• **What is being asked**
Figure out how many lines of the material below contain the word "matplotlib". Answer with the number only.

• **Data extract**
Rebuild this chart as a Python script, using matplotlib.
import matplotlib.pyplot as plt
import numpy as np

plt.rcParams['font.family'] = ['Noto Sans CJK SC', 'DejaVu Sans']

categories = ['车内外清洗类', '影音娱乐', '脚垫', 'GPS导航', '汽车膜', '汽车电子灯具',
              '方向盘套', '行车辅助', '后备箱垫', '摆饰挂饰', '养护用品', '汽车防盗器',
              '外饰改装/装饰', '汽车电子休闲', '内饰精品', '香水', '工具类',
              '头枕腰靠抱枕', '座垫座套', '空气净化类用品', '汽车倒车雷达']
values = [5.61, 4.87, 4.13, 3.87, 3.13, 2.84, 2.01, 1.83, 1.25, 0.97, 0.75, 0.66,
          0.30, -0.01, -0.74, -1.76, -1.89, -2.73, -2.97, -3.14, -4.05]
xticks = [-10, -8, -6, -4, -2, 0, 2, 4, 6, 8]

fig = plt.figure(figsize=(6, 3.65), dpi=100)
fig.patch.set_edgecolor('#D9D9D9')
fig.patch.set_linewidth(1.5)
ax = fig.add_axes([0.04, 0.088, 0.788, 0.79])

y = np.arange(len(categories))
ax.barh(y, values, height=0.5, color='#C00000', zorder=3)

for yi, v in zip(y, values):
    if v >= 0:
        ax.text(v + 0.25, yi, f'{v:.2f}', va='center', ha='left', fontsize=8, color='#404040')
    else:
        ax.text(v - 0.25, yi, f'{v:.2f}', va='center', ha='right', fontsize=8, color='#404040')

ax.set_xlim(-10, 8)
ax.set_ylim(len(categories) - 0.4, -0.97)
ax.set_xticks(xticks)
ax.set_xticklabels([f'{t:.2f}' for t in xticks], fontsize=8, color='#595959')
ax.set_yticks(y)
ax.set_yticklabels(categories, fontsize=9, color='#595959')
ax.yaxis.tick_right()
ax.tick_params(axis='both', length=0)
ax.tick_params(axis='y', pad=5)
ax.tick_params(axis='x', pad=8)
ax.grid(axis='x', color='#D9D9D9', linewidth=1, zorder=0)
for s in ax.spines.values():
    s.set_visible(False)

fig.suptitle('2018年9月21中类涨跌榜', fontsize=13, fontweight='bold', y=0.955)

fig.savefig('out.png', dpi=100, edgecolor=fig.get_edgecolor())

• **Answer below**
2